What you will do
Retype the whole listing verbatim and keep the pictures out of it.
──────── Data segment ────────
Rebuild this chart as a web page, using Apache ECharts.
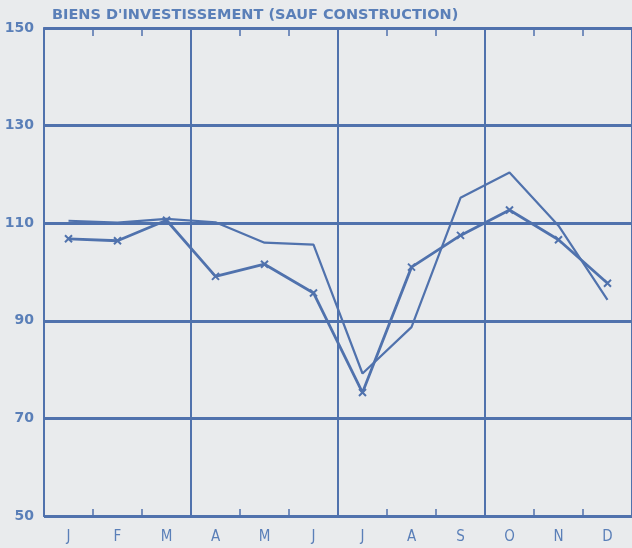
<!DOCTYPE html>
<html><head><meta charset="utf-8">
<script src="https://cdn.jsdelivr.net/npm/echarts@6/dist/echarts.min.js"></script>
<style>html,body{margin:0;padding:0;background:#e9ebed;}#c{width:632px;height:548px;}</style>
</head><body><div id="c"></div>
<script>
var title = "BIENS D'INVESTISSEMENT (SAUF CONSTRUCTION)";
var months = ['J','F','M','A','M','J','J','A','S','O','N','D'];
var yTicks = [50,70,90,110,130,150];
var seriesMarked = [106.8, 106.4, 110.6, 99.1, 101.6, 95.7, 75.3, 101.0, 107.5, 112.7, 106.6, 97.7];
var seriesPlain  = [110.5, 110.1, 110.9, 110.2, 106.0, 105.6, 79.2, 88.7, 115.2, 120.4, 109.5, 94.3];

var C = '#5072ad';
var T = '#5a7fb8';
var chart = echarts.init(document.getElementById('c'), null, {renderer:'canvas'});
chart.setOption({
  backgroundColor: '#e9ebed',
  animation: false,
  title: {
    text: title, left: 47, top: 3,
    textStyle: {color: T, fontFamily: 'DejaVu Sans', fontWeight: 'bold', fontSize: 14.5}
  },
  grid: {left: 44, top: 28, right: 0, bottom: 32, containLabel: false},
  xAxis: [{
    type: 'category', data: months, boundaryGap: true, position: 'bottom',
    axisLine: {show: true, lineStyle: {color: C, width: 2}},
    axisTick: {show: true, inside: true, length: 7, lineStyle: {color: C, width: 1.5}},
    axisLabel: {color: T, fontFamily: 'Liberation Sans Narrow, DejaVu Sans Condensed, sans-serif', fontSize: 15, margin: 14},
    splitLine: {show: true, interval: 2, lineStyle: {color: C, width: 2}}
  }, {
    type: 'category', data: months, boundaryGap: true, position: 'top',
    axisLine: {show: true, lineStyle: {color: C, width: 1.5}},
    axisTick: {show: true, inside: true, length: 8, lineStyle: {color: C, width: 1.5}},
    axisLabel: {show: false}, splitLine: {show: false}
  }],
  yAxis: {
    type: 'value', min: 50, max: 150, interval: 20,
    axisLine: {show: true, lineStyle: {color: C, width: 2}},
    axisTick: {show: false},
    axisLabel: {color: T, fontFamily: 'DejaVu Sans', fontWeight: 'bold', fontSize: 14, margin: 10,
      formatter: function(v){ return yTicks.indexOf(v) >= 0 ? String(v) : ''; }},
    splitLine: {show: true, lineStyle: {color: C, width: 3}}
  },
  series: [{
    type: 'line', data: seriesPlain, symbol: 'none',
    lineStyle: {color: C, width: 2.2}, z: 3
  }, {
    type: 'line', data: seriesMarked,
    symbol: 'path://M0,0L10,10M10,0L0,10', symbolSize: 7,
    itemStyle: {color: C, borderColor: C, borderWidth: 2},
    lineStyle: {color: C, width: 2.8}, z: 4
  }]
});
</script></body></html>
────────
Task response
Rebuild this chart as a web page, using Apache ECharts.
<!DOCTYPE html>
<html><head><meta charset="utf-8">
<script src="https://cdn.jsdelivr.net/npm/echarts@6/dist/echarts.min.js"></script>
<style>html,body{margin:0;padding:0;background:#e9ebed;}#c{width:632px;height:548px;}</style>
</head><body><div id="c"></div>
<script>
var title = "BIENS D'INVESTISSEMENT (SAUF CONSTRUCTION)";
var months = ['J','F','M','A','M','J','J','A','S','O','N','D'];
var yTicks = [50,70,90,110,130,150];
var seriesMarked = [106.8, 106.4, 110.6, 99.1, 101.6, 95.7, 75.3, 101.0, 107.5, 112.7, 106.6, 97.7];
var seriesPlain  = [110.5, 110.1, 110.9, 110.2, 106.0, 105.6, 79.2, 88.7, 115.2, 120.4, 109.5, 94.3];

var C = '#5072ad';
var T = '#5a7fb8';
var chart = echarts.init(document.getElementById('c'), null, {renderer:'canvas'});
chart.setOption({
  backgroundColor: '#e9ebed',
  animation: false,
  title: {
    text: title, left: 47, top: 3,
    textStyle: {color: T, fontFamily: 'DejaVu Sans', fontWeight: 'bold', fontSize: 14.5}
  },
  grid: {left: 44, top: 28, right: 0, bottom: 32, containLabel: false},
  xAxis: [{
    type: 'category', data: months, boundaryGap: true, position: 'bottom',
    axisLine: {show: true, lineStyle: {color: C, width: 2}},
    axisTick: {show: true, inside: true, length: 7, lineStyle: {color: C, width: 1.5}},
    axisLabel: {color: T, fontFamily: 'Liberation Sans Narrow, DejaVu Sans Condensed, sans-serif', fontSize: 15, margin: 14},
    splitLine: {show: true, interval: 2, lineStyle: {color: C, width: 2}}
  }, {
    type: 'category', data: months, boundaryGap: true, position: 'top',
    axisLine: {show: true, lineStyle: {color: C, width: 1.5}},
    axisTick: {show: true, inside: true, length: 8, lineStyle: {color: C, width: 1.5}},
    axisLabel: {show: false}, splitLine: {show: false}
  }],
  yAxis: {
    type: 'value', min: 50, max: 150, interval: 20,
    axisLine: {show: true, lineStyle: {color: C, width: 2}},
    axisTick: {show: false},
    axisLabel: {color: T, fontFamily: 'DejaVu Sans', fontWeight: 'bold', fontSize: 14, margin: 10,
      formatter: function(v){ return yTicks.indexOf(v) >= 0 ? String(v) : ''; }},
    splitLine: {show: true, lineStyle: {color: C, width: 3}}
  },
  series: [{
    type: 'line', data: seriesPlain, symbol: 'none',
    lineStyle: {color: C, width: 2.2}, z: 3
  }, {
    type: 'line', data: seriesMarked,
    symbol: 'path://M0,0L10,10M10,0L0,10', symbolSize: 7,
    itemStyle: {color: C, borderColor: C, borderWidth: 2},
    lineStyle: {color: C, width: 2.8}, z: 4
  }]
});
</script></body></html>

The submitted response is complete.